Humboldt-Universität zu Berlin
Institut für Informatik
Rudower Chaussee 25,
12489 Berlin
room 4.112



Lecture - 14:15

Christian Sohler, Dortmund


Fast l_p Regression in a Data Stream (joint work with David Woodruff, IBM Almaden)

Abstract:
Linear regression analysis is a basic statistical method to study linear dependencies between variables in the presence of noise, arising, for example, from experimental measurements. In the standard setting we have one dependent variable $Y$, which is assumed to be linearly dependent from a set of observed variables $X_0,\dots, X_m$. Typically, one assumes that
$$ Y= \beta_0 + \beta_1 X_1 + \dots \beta_m X_m + \epsilon, $$
where $\epsilon$ is assumed to be a noise variable.

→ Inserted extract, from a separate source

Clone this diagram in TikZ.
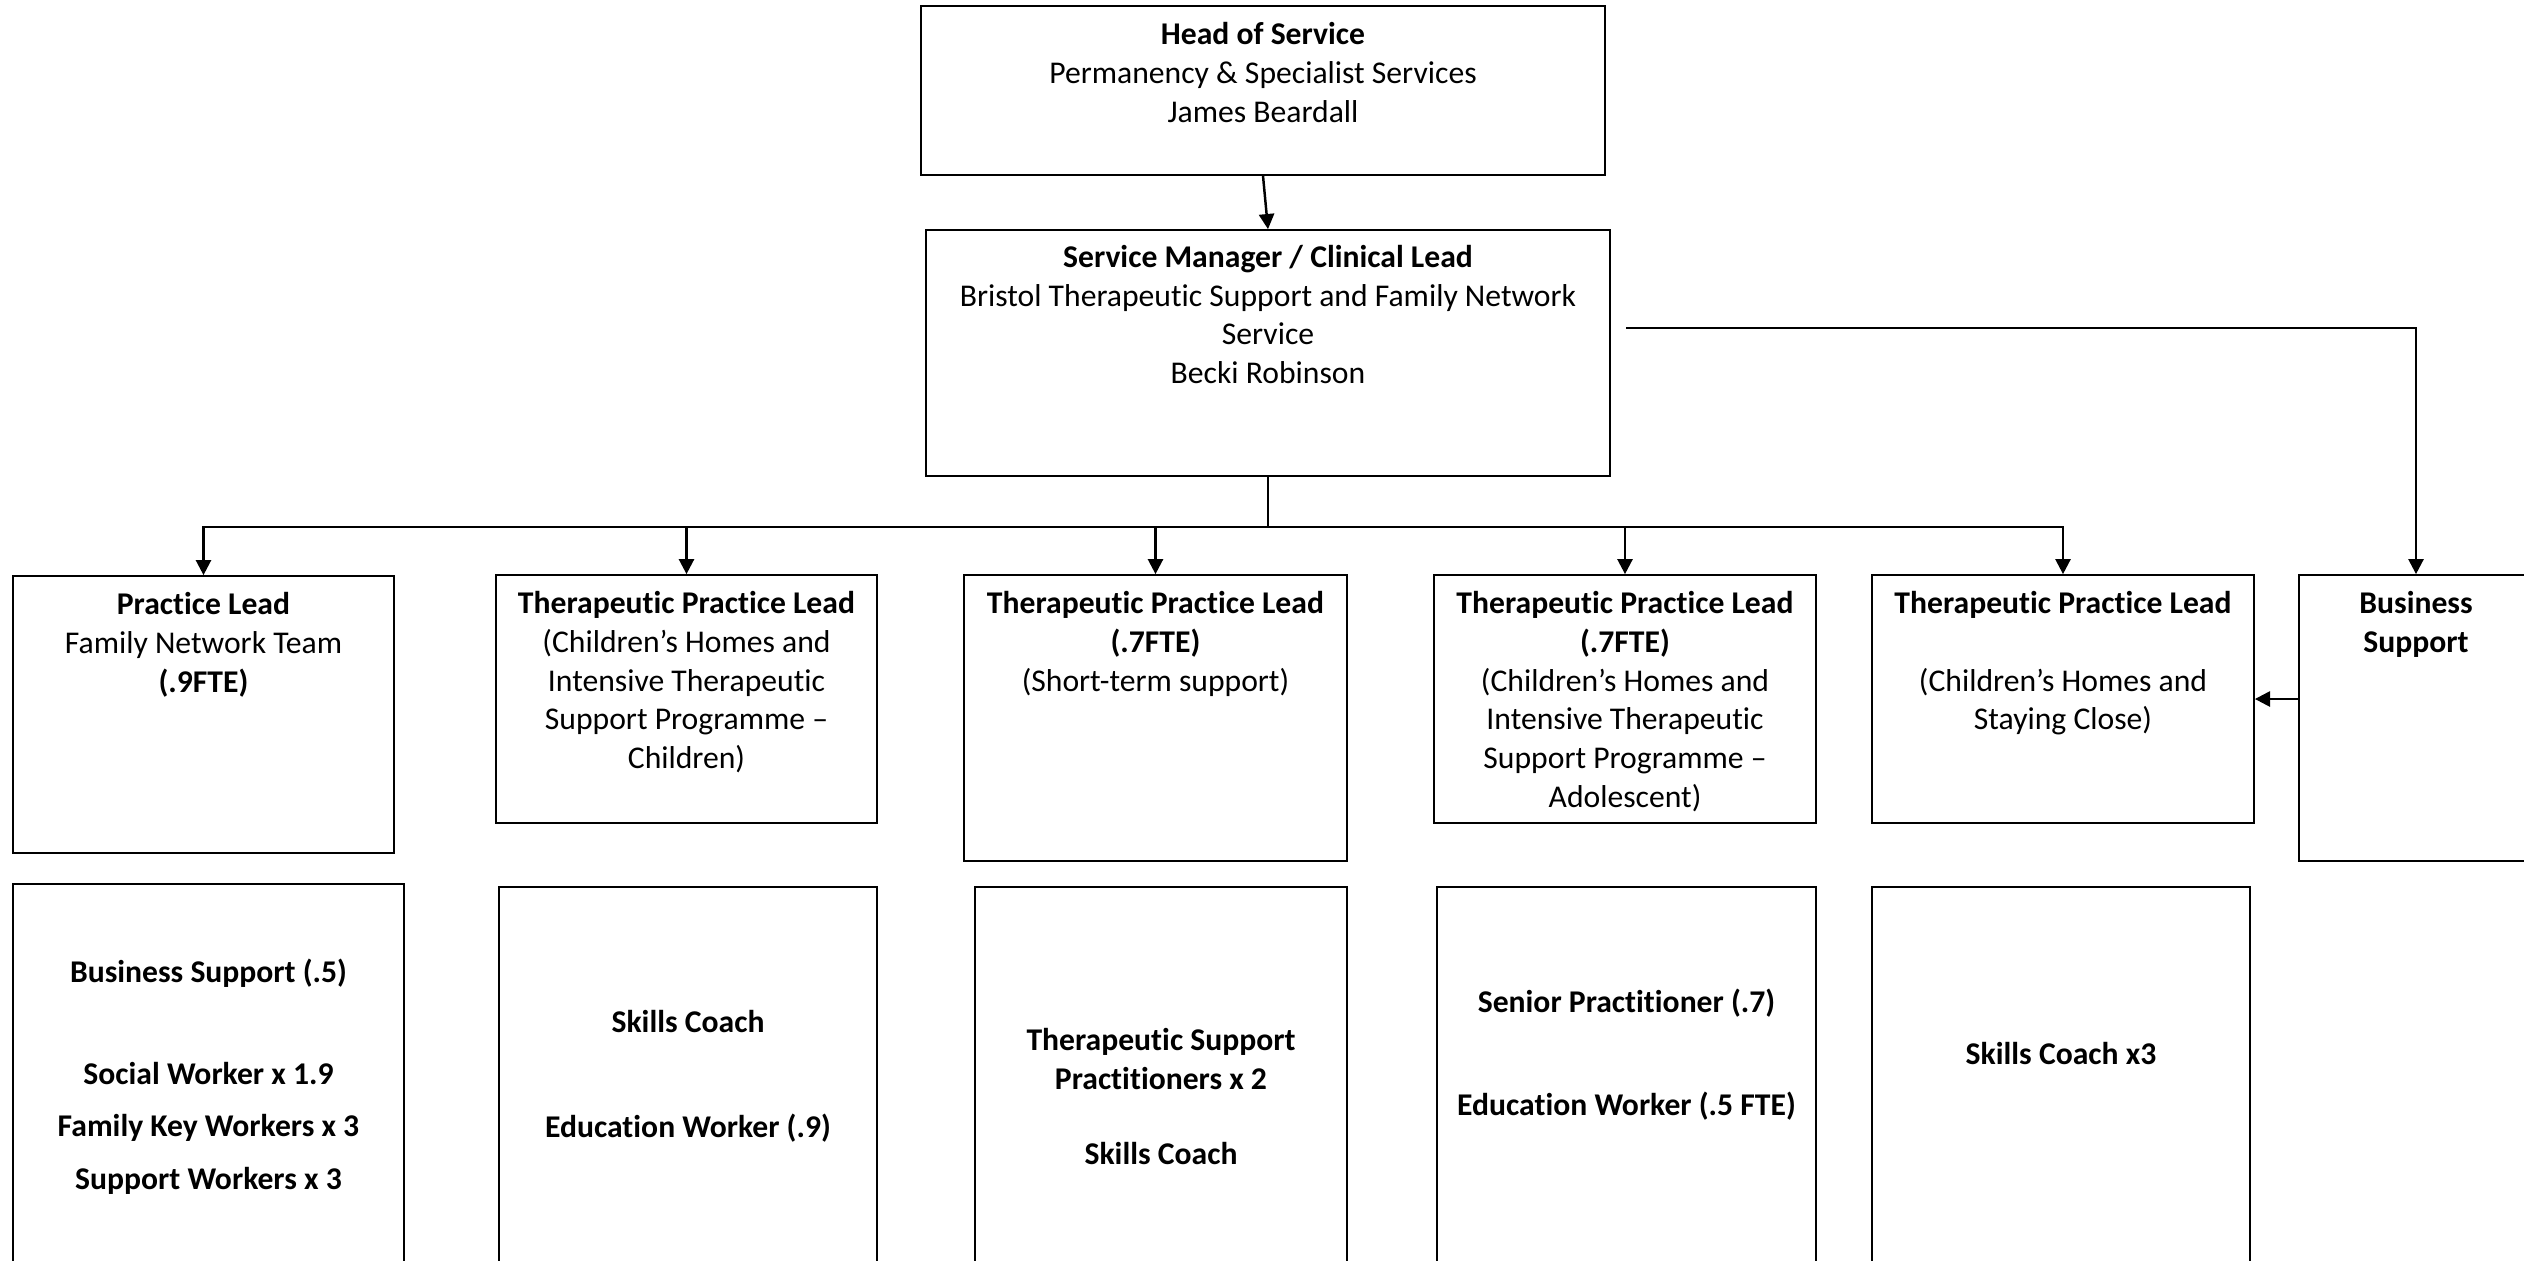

The input of a regression problem is a set of $n$ observations $(b_i, a_i)$ of the pair $(Y,X)$. We will summarize the $a_i$ to form a matrix $A$ whose $i$-th row is $(1,a_i)$ and the $b_i$ to form a vector $b$. The problem is then to determine the values of the $\beta_i$ that explain the data the best way. One standard model is $l_2$-regression, where $\epsilon$ is assumed to be Gaussian and one tries to maximize the log-likelihood of the observed data, i.e., one minimizes $\| A\beta -b\|_2$. Other popular variants of regression analysis include $\ell_p$-regression, where one tries to minimize $\|A\beta-b\|_p$ for some $p$, $1\le p < 2$ with the special case $p=1$ also being called \emph{least absolute deviation} (LAD) regression.

In this talk we will study the $\ell_p$-regression problem, $1 \le p <2$, in the general turnstile model for data streams, i.e., we assume that the stream consists of a sequence of updates to the matrix $A$ and the vector $b$, where each update specifies an entry in $A$ or $b$ and the amount of the update. We show that the heavily overconstraint version of the problem, i.e. n>>m, can be approximated within a factor of (1+eps) in poly(m, 1/eps, log n) space and time per update.



Colloquium - 16:00

Alexander Souza, Berlin


SRPT is 1.86-competitive for Completion Time Scheduling

Abstract:
We consider classical multiprocessor scheduling, where preemptible jobs arrive over time and the objective is to minimize the total completion time. It is well known that the SRPT (Shortest Remaining Processing Time) algorithm is 2-competitive, but the bound was not further improved for 15 years. We break the barrier of 2 by showing that SRPT is 1.86-competitive.